Challenge: Copy out the data exactly, leaving the pictures behind.

Dataset extract:
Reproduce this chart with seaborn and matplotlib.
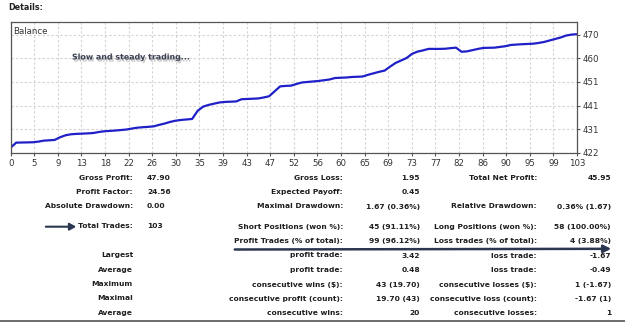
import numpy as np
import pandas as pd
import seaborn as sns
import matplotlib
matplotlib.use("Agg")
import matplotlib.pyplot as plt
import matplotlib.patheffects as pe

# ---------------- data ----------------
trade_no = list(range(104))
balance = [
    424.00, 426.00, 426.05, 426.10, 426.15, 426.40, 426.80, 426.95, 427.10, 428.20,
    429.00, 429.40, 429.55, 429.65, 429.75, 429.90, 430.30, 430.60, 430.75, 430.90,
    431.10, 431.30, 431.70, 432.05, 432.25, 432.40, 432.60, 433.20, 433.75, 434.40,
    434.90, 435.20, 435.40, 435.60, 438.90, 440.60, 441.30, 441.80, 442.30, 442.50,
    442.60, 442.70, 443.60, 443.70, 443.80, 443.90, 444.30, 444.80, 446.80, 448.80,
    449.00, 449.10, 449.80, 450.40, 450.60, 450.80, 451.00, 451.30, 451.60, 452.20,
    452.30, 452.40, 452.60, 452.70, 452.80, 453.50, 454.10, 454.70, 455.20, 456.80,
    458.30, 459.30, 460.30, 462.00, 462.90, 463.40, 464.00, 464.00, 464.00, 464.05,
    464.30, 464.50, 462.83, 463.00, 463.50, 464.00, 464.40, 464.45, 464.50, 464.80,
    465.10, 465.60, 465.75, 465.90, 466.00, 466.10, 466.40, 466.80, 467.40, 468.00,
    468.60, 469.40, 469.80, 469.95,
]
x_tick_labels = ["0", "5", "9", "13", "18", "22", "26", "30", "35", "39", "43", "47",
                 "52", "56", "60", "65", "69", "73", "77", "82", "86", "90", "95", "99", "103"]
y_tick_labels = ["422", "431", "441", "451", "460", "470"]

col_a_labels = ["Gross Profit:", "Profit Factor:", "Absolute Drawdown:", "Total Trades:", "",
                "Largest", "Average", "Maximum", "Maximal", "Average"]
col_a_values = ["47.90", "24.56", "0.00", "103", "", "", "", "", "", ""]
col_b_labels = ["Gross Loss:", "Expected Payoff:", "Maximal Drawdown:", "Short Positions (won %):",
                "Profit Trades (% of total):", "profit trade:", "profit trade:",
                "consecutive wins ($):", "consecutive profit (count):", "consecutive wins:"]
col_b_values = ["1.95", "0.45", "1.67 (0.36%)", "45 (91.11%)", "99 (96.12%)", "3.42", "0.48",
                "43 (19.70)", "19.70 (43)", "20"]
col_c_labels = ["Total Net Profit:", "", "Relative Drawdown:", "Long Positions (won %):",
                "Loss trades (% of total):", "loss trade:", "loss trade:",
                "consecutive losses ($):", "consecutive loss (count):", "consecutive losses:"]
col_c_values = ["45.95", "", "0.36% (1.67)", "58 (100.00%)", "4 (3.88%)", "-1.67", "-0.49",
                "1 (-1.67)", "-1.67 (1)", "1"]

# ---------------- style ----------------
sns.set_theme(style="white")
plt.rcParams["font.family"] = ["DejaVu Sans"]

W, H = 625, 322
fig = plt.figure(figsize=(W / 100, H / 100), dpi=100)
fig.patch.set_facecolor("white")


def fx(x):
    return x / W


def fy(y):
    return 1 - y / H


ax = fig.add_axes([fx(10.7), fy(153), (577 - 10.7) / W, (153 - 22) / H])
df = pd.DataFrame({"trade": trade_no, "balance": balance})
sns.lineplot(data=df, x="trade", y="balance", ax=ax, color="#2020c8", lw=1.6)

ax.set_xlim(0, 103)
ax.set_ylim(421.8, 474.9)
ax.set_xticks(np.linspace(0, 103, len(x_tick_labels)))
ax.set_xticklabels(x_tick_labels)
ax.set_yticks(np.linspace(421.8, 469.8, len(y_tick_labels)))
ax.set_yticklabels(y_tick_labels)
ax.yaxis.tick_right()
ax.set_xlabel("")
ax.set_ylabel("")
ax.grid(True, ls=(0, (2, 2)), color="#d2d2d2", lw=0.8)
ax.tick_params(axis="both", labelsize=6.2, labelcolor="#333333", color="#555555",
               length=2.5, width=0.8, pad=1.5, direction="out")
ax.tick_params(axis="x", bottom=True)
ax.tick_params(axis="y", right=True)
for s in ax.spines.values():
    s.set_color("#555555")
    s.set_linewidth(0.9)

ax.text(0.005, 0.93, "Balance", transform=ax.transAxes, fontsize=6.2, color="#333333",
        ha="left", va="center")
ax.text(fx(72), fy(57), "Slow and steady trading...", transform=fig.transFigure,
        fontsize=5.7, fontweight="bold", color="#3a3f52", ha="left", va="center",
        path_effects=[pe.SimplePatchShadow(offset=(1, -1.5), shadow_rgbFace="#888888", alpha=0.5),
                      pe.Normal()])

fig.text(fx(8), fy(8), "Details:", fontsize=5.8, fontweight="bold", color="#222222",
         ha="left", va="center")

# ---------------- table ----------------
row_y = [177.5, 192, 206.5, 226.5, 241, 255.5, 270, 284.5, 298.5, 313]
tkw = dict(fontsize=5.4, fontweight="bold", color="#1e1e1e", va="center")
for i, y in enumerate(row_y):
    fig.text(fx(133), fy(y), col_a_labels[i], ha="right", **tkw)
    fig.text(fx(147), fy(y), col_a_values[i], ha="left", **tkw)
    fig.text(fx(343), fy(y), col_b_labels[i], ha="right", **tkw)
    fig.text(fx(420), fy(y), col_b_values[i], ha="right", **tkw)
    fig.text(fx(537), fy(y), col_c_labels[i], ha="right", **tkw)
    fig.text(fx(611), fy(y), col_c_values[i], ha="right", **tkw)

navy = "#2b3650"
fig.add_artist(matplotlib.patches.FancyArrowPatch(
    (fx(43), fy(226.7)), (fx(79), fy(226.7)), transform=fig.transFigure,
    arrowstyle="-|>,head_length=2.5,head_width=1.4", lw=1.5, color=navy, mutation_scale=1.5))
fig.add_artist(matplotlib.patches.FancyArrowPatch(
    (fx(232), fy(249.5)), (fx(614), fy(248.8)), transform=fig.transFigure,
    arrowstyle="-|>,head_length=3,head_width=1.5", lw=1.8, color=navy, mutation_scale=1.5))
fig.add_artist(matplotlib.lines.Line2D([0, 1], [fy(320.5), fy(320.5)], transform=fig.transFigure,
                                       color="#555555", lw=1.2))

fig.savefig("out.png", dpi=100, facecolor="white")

Answer to the exercise:
Reproduce this chart with seaborn and matplotlib.
import numpy as np
import pandas as pd
import seaborn as sns
import matplotlib
matplotlib.use("Agg")
import matplotlib.pyplot as plt
import matplotlib.patheffects as pe

# ---------------- data ----------------
trade_no = list(range(104))
balance = [
    424.00, 426.00, 426.05, 426.10, 426.15, 426.40, 426.80, 426.95, 427.10, 428.20,
    429.00, 429.40, 429.55, 429.65, 429.75, 429.90, 430.30, 430.60, 430.75, 430.90,
    431.10, 431.30, 431.70, 432.05, 432.25, 432.40, 432.60, 433.20, 433.75, 434.40,
    434.90, 435.20, 435.40, 435.60, 438.90, 440.60, 441.30, 441.80, 442.30, 442.50,
    442.60, 442.70, 443.60, 443.70, 443.80, 443.90, 444.30, 444.80, 446.80, 448.80,
    449.00, 449.10, 449.80, 450.40, 450.60, 450.80, 451.00, 451.30, 451.60, 452.20,
    452.30, 452.40, 452.60, 452.70, 452.80, 453.50, 454.10, 454.70, 455.20, 456.80,
    458.30, 459.30, 460.30, 462.00, 462.90, 463.40, 464.00, 464.00, 464.00, 464.05,
    464.30, 464.50, 462.83, 463.00, 463.50, 464.00, 464.40, 464.45, 464.50, 464.80,
    465.10, 465.60, 465.75, 465.90, 466.00, 466.10, 466.40, 466.80, 467.40, 468.00,
    468.60, 469.40, 469.80, 469.95,
]
x_tick_labels = ["0", "5", "9", "13", "18", "22", "26", "30", "35", "39", "43", "47",
                 "52", "56", "60", "65", "69", "73", "77", "82", "86", "90", "95", "99", "103"]
y_tick_labels = ["422", "431", "441", "451", "460", "470"]

col_a_labels = ["Gross Profit:", "Profit Factor:", "Absolute Drawdown:", "Total Trades:", "",
                "Largest", "Average", "Maximum", "Maximal", "Average"]
col_a_values = ["47.90", "24.56", "0.00", "103", "", "", "", "", "", ""]
col_b_labels = ["Gross Loss:", "Expected Payoff:", "Maximal Drawdown:", "Short Positions (won %):",
                "Profit Trades (% of total):", "profit trade:", "profit trade:",
                "consecutive wins ($):", "consecutive profit (count):", "consecutive wins:"]
col_b_values = ["1.95", "0.45", "1.67 (0.36%)", "45 (91.11%)", "99 (96.12%)", "3.42", "0.48",
                "43 (19.70)", "19.70 (43)", "20"]
col_c_labels = ["Total Net Profit:", "", "Relative Drawdown:", "Long Positions (won %):",
                "Loss trades (% of total):", "loss trade:", "loss trade:",
                "consecutive losses ($):", "consecutive loss (count):", "consecutive losses:"]
col_c_values = ["45.95", "", "0.36% (1.67)", "58 (100.00%)", "4 (3.88%)", "-1.67", "-0.49",
                "1 (-1.67)", "-1.67 (1)", "1"]

# ---------------- style ----------------
sns.set_theme(style="white")
plt.rcParams["font.family"] = ["DejaVu Sans"]

W, H = 625, 322
fig = plt.figure(figsize=(W / 100, H / 100), dpi=100)
fig.patch.set_facecolor("white")


def fx(x):
    return x / W


def fy(y):
    return 1 - y / H


ax = fig.add_axes([fx(10.7), fy(153), (577 - 10.7) / W, (153 - 22) / H])
df = pd.DataFrame({"trade": trade_no, "balance": balance})
sns.lineplot(data=df, x="trade", y="balance", ax=ax, color="#2020c8", lw=1.6)

ax.set_xlim(0, 103)
ax.set_ylim(421.8, 474.9)
ax.set_xticks(np.linspace(0, 103, len(x_tick_labels)))
ax.set_xticklabels(x_tick_labels)
ax.set_yticks(np.linspace(421.8, 469.8, len(y_tick_labels)))
ax.set_yticklabels(y_tick_labels)
ax.yaxis.tick_right()
ax.set_xlabel("")
ax.set_ylabel("")
ax.grid(True, ls=(0, (2, 2)), color="#d2d2d2", lw=0.8)
ax.tick_params(axis="both", labelsize=6.2, labelcolor="#333333", color="#555555",
               length=2.5, width=0.8, pad=1.5, direction="out")
ax.tick_params(axis="x", bottom=True)
ax.tick_params(axis="y", right=True)
for s in ax.spines.values():
    s.set_color("#555555")
    s.set_linewidth(0.9)

ax.text(0.005, 0.93, "Balance", transform=ax.transAxes, fontsize=6.2, color="#333333",
        ha="left", va="center")
ax.text(fx(72), fy(57), "Slow and steady trading...", transform=fig.transFigure,
        fontsize=5.7, fontweight="bold", color="#3a3f52", ha="left", va="center",
        path_effects=[pe.SimplePatchShadow(offset=(1, -1.5), shadow_rgbFace="#888888", alpha=0.5),
                      pe.Normal()])

fig.text(fx(8), fy(8), "Details:", fontsize=5.8, fontweight="bold", color="#222222",
         ha="left", va="center")

# ---------------- table ----------------
row_y = [177.5, 192, 206.5, 226.5, 241, 255.5, 270, 284.5, 298.5, 313]
tkw = dict(fontsize=5.4, fontweight="bold", color="#1e1e1e", va="center")
for i, y in enumerate(row_y):
    fig.text(fx(133), fy(y), col_a_labels[i], ha="right", **tkw)
    fig.text(fx(147), fy(y), col_a_values[i], ha="left", **tkw)
    fig.text(fx(343), fy(y), col_b_labels[i], ha="right", **tkw)
    fig.text(fx(420), fy(y), col_b_values[i], ha="right", **tkw)
    fig.text(fx(537), fy(y), col_c_labels[i], ha="right", **tkw)
    fig.text(fx(611), fy(y), col_c_values[i], ha="right", **tkw)

navy = "#2b3650"
fig.add_artist(matplotlib.patches.FancyArrowPatch(
    (fx(43), fy(226.7)), (fx(79), fy(226.7)), transform=fig.transFigure,
    arrowstyle="-|>,head_length=2.5,head_width=1.4", lw=1.5, color=navy, mutation_scale=1.5))
fig.add_artist(matplotlib.patches.FancyArrowPatch(
    (fx(232), fy(249.5)), (fx(614), fy(248.8)), transform=fig.transFigure,
    arrowstyle="-|>,head_length=3,head_width=1.5", lw=1.8, color=navy, mutation_scale=1.5))
fig.add_artist(matplotlib.lines.Line2D([0, 1], [fy(320.5), fy(320.5)], transform=fig.transFigure,
                                       color="#555555", lw=1.2))

fig.savefig("out.png", dpi=100, facecolor="white")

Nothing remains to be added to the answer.